An effective diameter 2 of a laser beam incident to the liquid crystal optical element 20 is shown in FIG. 9A. The “effective diameter” will hereinafter refer to a main beam diameter that can be utilized effectively by an objective lens (for example, an objective lens 15 shown in FIG. 10) on the liquid crystal optical element on geometrical optical design, involving no positional deviation or diameter change in the laser beam.
In recent years, there has been strong demand for reducing the size of the optical pickup device for a DVD. To meet this demand, it is also necessary to reduce the size of the liquid crystal optical element 20. However, as the liquid crystal optical element 20 has the four sides of the light-receiving surface surrounded by the sealing member 1, this sealing member 1 occupies some area. In order to reduce the size of the liquid crystal optical element 20, it is has been considered to design and manufacture it by setting the light-receiving surface to have a size as close as possible to the effective diameter 2, thereby to reduce the area of the sealing member 1.

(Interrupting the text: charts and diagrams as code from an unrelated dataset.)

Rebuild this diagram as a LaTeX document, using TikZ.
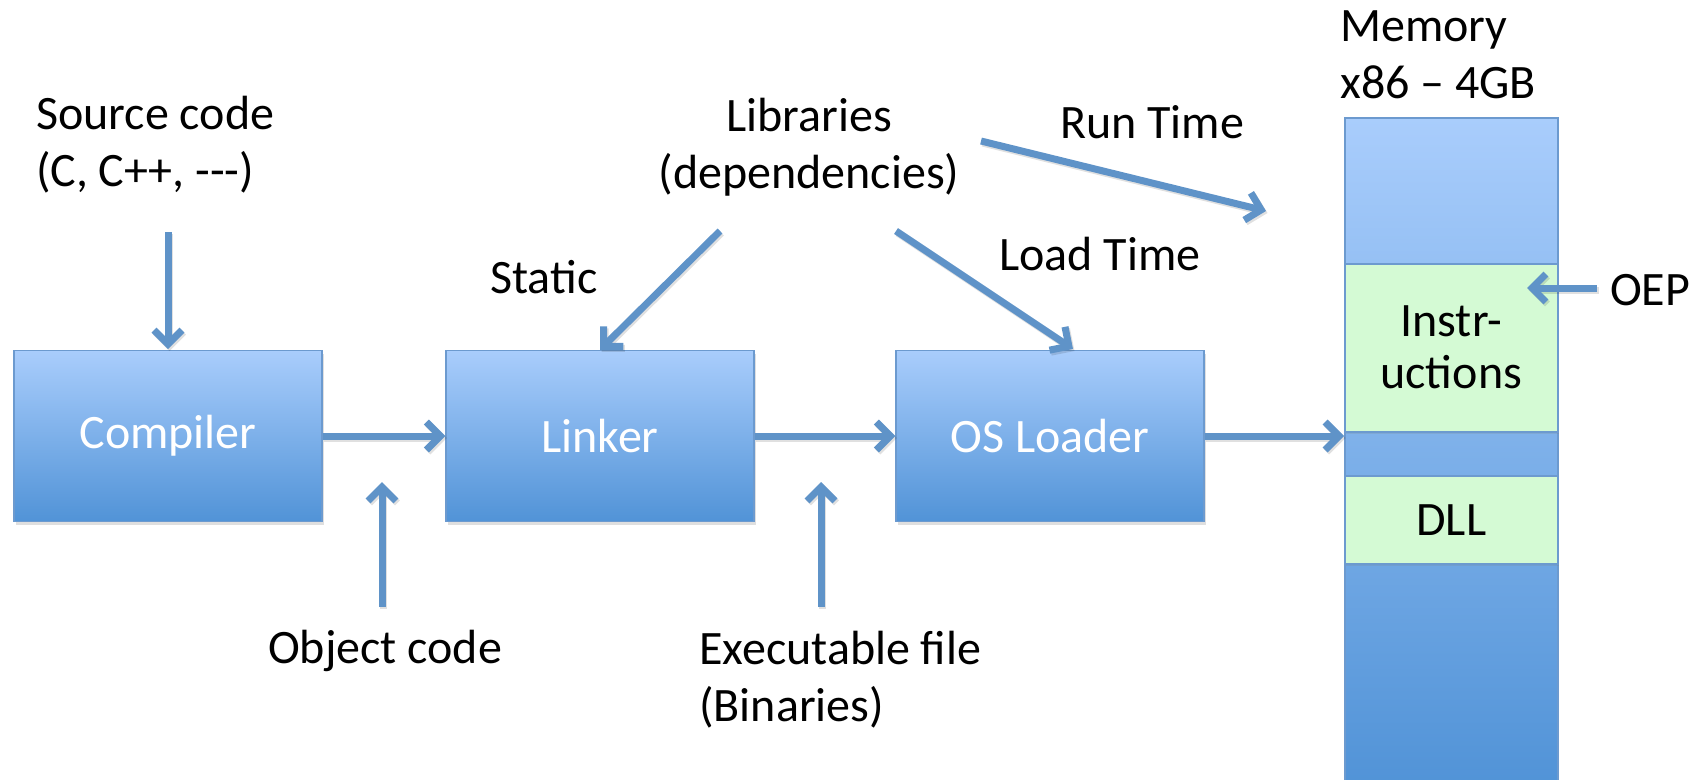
\documentclass[tikz,border=0pt]{standalone}
\usepackage{fontspec}
\setmainfont{Carlito}
\usetikzlibrary{arrows.meta,shadows}

\definecolor{flowline}{HTML}{5F93C8}
\definecolor{boxtop}{HTML}{A9CDFC}
\definecolor{boxbot}{HTML}{5193D7}
\definecolor{boxedge}{HTML}{6C9ACF}
\definecolor{memgreen}{HTML}{D4FAD4}

\begin{document}
\begin{tikzpicture}[x=1pt,y=-1pt,
  every node/.style={font=\fontsize{48}{57}\selectfont},
  stage/.style={draw=boxedge, line width=1.5pt, top color=boxtop, bottom color=boxbot,
    text=white, minimum width=308pt, minimum height=171pt, inner sep=0pt,
    drop shadow={opacity=0.25, shadow xshift=2pt, shadow yshift=-3pt}},
  memcol/.style={draw=boxedge, line width=1.5pt, top color=boxtop, bottom color=boxbot,
    minimum width=213pt, inner sep=0pt, anchor=north west},
  region/.style={draw=boxedge, line width=1.5pt, fill=memgreen, text=black,
    minimum width=213pt, inner sep=0pt, anchor=north west, align=center,
    font=\fontsize{48}{52}\selectfont,
    drop shadow={opacity=0.2, shadow xshift=1pt, shadow yshift=-2pt}},
  caption/.style={inner sep=0pt, text=black},
  flow/.style={draw=flowline, line width=7pt,
    -{Straight Barb[length=14pt,width=28pt]},
    preaction={draw=black, opacity=0.12, line width=7pt, transform canvas={xshift=1.5pt,yshift=-2pt},
      -{Straight Barb[length=14pt,width=28pt]}}}
]
\useasboundingbox (0,0) rectangle (1699,779);

% pipeline stages
\node[stage] (cmp) at (168,436) {Compiler};
\node[stage] (lnk) at (600,436) {Linker};
\node[stage] (ldr) at (1050,436) {OS Loader};

% memory column with its loaded regions
\node[memcol, minimum height=668pt] (mem) at (1344,117) {};
\node[region, minimum height=168pt] (instr) at (1344,263) {Instr-\\uctions};
\node[region, minimum height=88pt] (dll) at (1344,475) {DLL};

% captions
\node[caption, align=left, anchor=west] (src) at (36,145) {Source code\\(C, C++, -{}-{}-)};
\node[caption, align=center] (libs) at (809,147) {Libraries\\(dependencies)};
\node[caption] (static) at (544,277) {Static};
\node[caption] (load) at (1100,254) {Load Time};
\node[caption] (run) at (1152,122) {Run Time};
\node[caption, align=left, anchor=west] (memlbl) at (1340,55) {Memory\\x86 -- 4GB};
\node[caption] (oep) at (1650,290) {OEP};
\node[caption] (obj) at (385,651) {Object code};
\node[caption, align=left, anchor=west] (exe) at (699,680) {Executable file\\(Binaries)};

% free ends of the connectors
\coordinate (srcA) at (168,232);
\coordinate (cmpTop) at (168,349);
\coordinate (libA) at (720,231);
\coordinate (libB) at (896,231);
\coordinate (ldrTop) at (1073,349);
\coordinate (runA) at (981,141);
\coordinate (runB) at (1266,211);
\coordinate (oepA) at (1597,288);
\coordinate (oepB) at (1527,288);
\coordinate (objA) at (382,607);
\coordinate (objB) at (382,482);
\coordinate (exeA) at (821,607);
\coordinate (exeB) at (821,482);

% connectors
\draw[flow] (srcA) -- (cmpTop);
\draw[flow] (libA) -- (lnk.north);
\draw[flow] (libB) -- (ldrTop);
\draw[flow] (runA) -- (runB);
\draw[flow] (cmp.east) -- (lnk.west);
\draw[flow] (lnk.east) -- (ldr.west);
\draw[flow] (ldr.east) -- (ldr.east -| mem.west);
\draw[flow] (oepA) -- (oepB);
\draw[flow] (objA) -- (objB);
\draw[flow] (exeA) -- (exeB);
\end{tikzpicture}
\end{document}
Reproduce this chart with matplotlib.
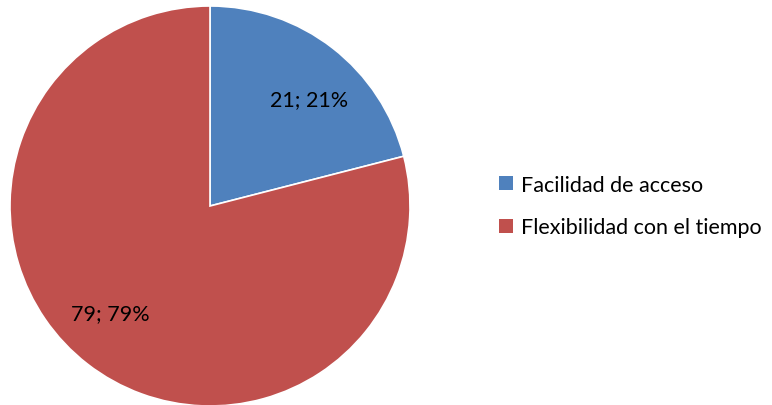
import numpy as np
import matplotlib.pyplot as plt
from matplotlib.patches import Patch

categories = ["Facilidad de acceso", "Flexibilidad con el tiempo"]
values = [21, 79]
colors = ["#4F81BD", "#C0504D"]

plt.rcParams['font.family'] = ['Lato', 'DejaVu Sans']

fig = plt.figure(figsize=(7.72, 4.06), dpi=100, facecolor="white")
ax = fig.add_axes([10 / 772, -1 / 406, 400 / 772, 400 / 406])

total = sum(values)
wedges, texts, autotexts = ax.pie(
    values,
    colors=colors,
    startangle=90,
    counterclock=False,
    radius=1,
    wedgeprops=dict(edgecolor="white", linewidth=1.2),
    autopct=lambda p: f"{round(p * total / 100)}; {p:.0f}%",
    pctdistance=0.73,
    textprops=dict(fontsize=15.5, color="black"),
)

# labels sit a bit clockwise of the wedge middle, like in the original
for w, t in zip(wedges, autotexts):
    ang = np.deg2rad((w.theta1 + w.theta2) / 2 - 5)
    t.set_position((0.73 * np.cos(ang), 0.73 * np.sin(ang)))

ax.set_xlim(-1, 1)
ax.set_ylim(-1, 1)
ax.set_aspect("equal")
ax.axis("off")

handles = [Patch(facecolor=c, edgecolor="none") for c in colors]
fig.legend(
    handles, categories,
    loc="center left",
    bbox_to_anchor=(480 / 772, 1 - 207 / 406),
    frameon=False,
    fontsize=15.5,
    handlelength=0.65,
    handleheight=0.65,
    handletextpad=0.35,
    labelspacing=1.05,
)

fig.savefig("out.png", dpi=100, facecolor="white")
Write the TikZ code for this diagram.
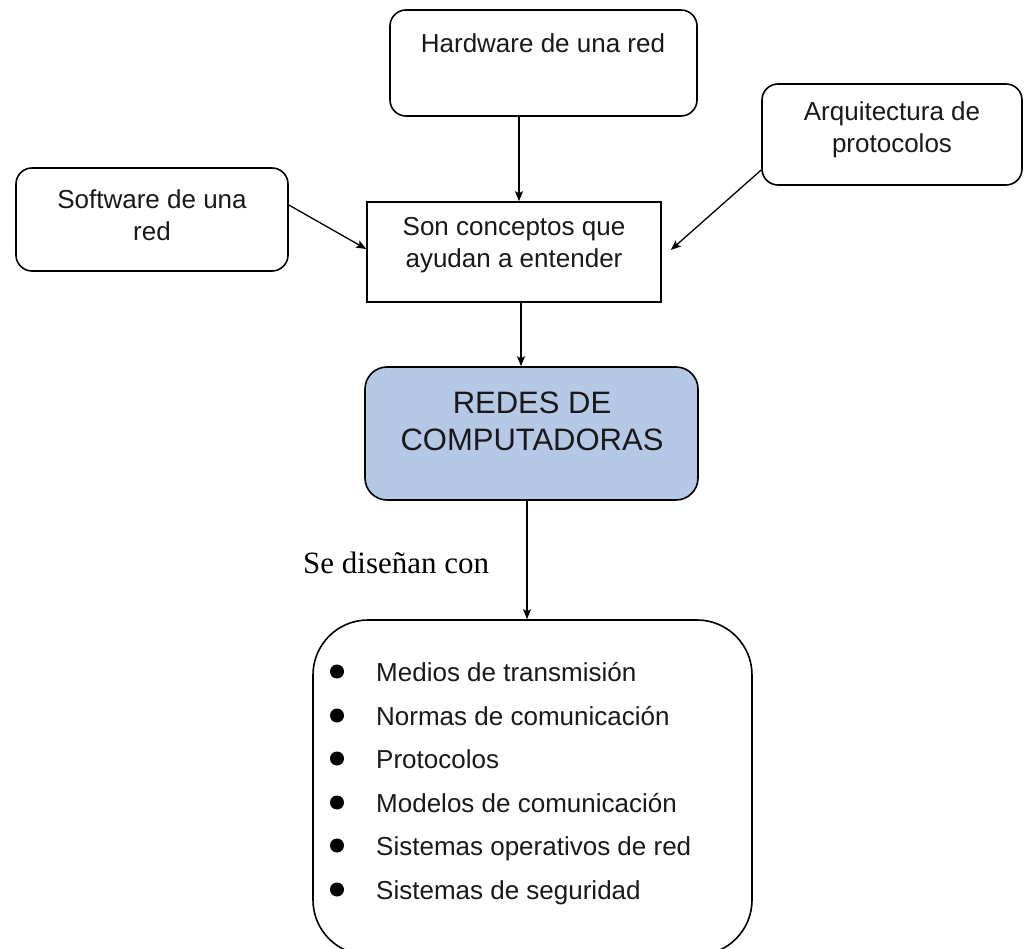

However, there is a drawback in that the performance of the liquid crystal optical element is lowered when the size of the light-receiving surface is set close to the size of the effective diameter 2. The main reason for this is that impurity and uncured resin components from the sealing member 1 affect the liquid crystal 6 or the alignment films 9 and 10, where the sealing member 1 is usually made of resin and the alignment films 9 and 10 are positioned near the sealing member 1. Therefore, in order to avoid the above problem, it is necessary to design and manufacture the light-receiving surface to have a size sufficiently larger than the effective diameter 2.
Further, in order to drive the aberration-correcting transparent electrode 4 disposed on the light-receiving surface, it is necessary to arrange the transparent wiring pattern 5 near the electrode 4. However, this has a further drawback, described below, on the transparent wiring pattern 5 and the area between the transparent electrode 4 and the transparent wiring pattern 5.
FIG. 10 shows one example of an optical pickup device that uses the conventional liquid crystal optical element 20. As shown in FIG. 10, a laser beam emitted from a laser beam source 12 is changed into a parallel beam by a collimator lens 13, the diameter of the parallel beam being regulated by a diaphragm 14. The beam passes through the liquid crystal optical element 20, and is irradiated to a DVD 16 by an objective lens 15.
The liquid crystal optical element 20 is provided with the transparent electrode 4 for correcting aberration, in order to cover the range of the effective diameter 2 that is designed in advance. However, the effective diameter 2 is a value obtained based on a geometrical optical calculation, and an actual laser beam has a wave optical diffraction spread. Therefore, a luminous flux 17 of a laser beam that is incident to the liquid crystal optical element 20 becomes larger than the effective diameter 2. The laser beam has a foot component, though at a low level, at the outside of the effective diameter 2.
The liquid crystal optical element 20 has an area where the transparent wiring pattern 5 is provided, at the outside of the transparent electrode 4, as described above. Also, the area is disposed on the liquid crystal 6 sealed within the sealing member 1. Further, the transparent electrode 4 for correcting aberration has a edge.
When the foot component of a laser beam is irradiated to this area, the beam is diffracted and scattered to generate a normal diffraction beam and a normal scattering beam 18, based on the edge of the transparent electrode 4 and the transparent wiring pattern 5. At the time of driving the transparent electrode 4 for correcting aberration, a current is supplied to the transparent wiring pattern 5, and the liquid crystal 6 is driven between the transparent electrode 4 and the transparent opposite electrode 8. When the foot component of the laser beam is irradiated to the liquid crystal 6, a modulation beam 19 is generated.
The normal diffraction beam and the normal scattering beam 18 interfere with the laser beam for irradiating the DVD, and this degrades the laser beam. As the laser beam has high coherence, the diffraction beam and the scattering beam cause a bad influence to the optical system. The diffraction beam and the scattering beam become a noise beam, which lowers the intensity of the effective transmission light. According to the results of measurement carried out by the present inventor, the diffraction beam and the scattering beam became a noise beam, and this lowered the intensity of the effective transmission light by five percent.
The modulation beam 19 causes the intensity of the laser beam for irradiating the DVD to modulate. In particular, at the time of writing to the DVD in a DVD-R system, it is necessary to keep the intensity of the laser beam constant. Therefore, the modulation beam 19 is the trouble to be solved.
For the above reasons, according to the conventional liquid crystal optical element, it has been necessary to dispose the transparent wiring pattern 5 on an outer portion separated sufficiently from the area to which the foot component of the laser beam is irradiated. Consequently, the liquid crystal optical element 20 has had to have a larger size, thereby hindering reduction in the size of the optical pickup device.
The diaphragm 14 disposed in the optical path of the laser beam between the laser beam source 12 and the liquid crystal optical element has not been able to sufficiently shield the foot component of the laser beam. Viewed at the wave optics, the laser beam that has passed through the diaphragm 14 is propagated to the liquid crystal optical element 20 while expanding its diameter due to the diffraction between the laser beam and the diaphragm 14.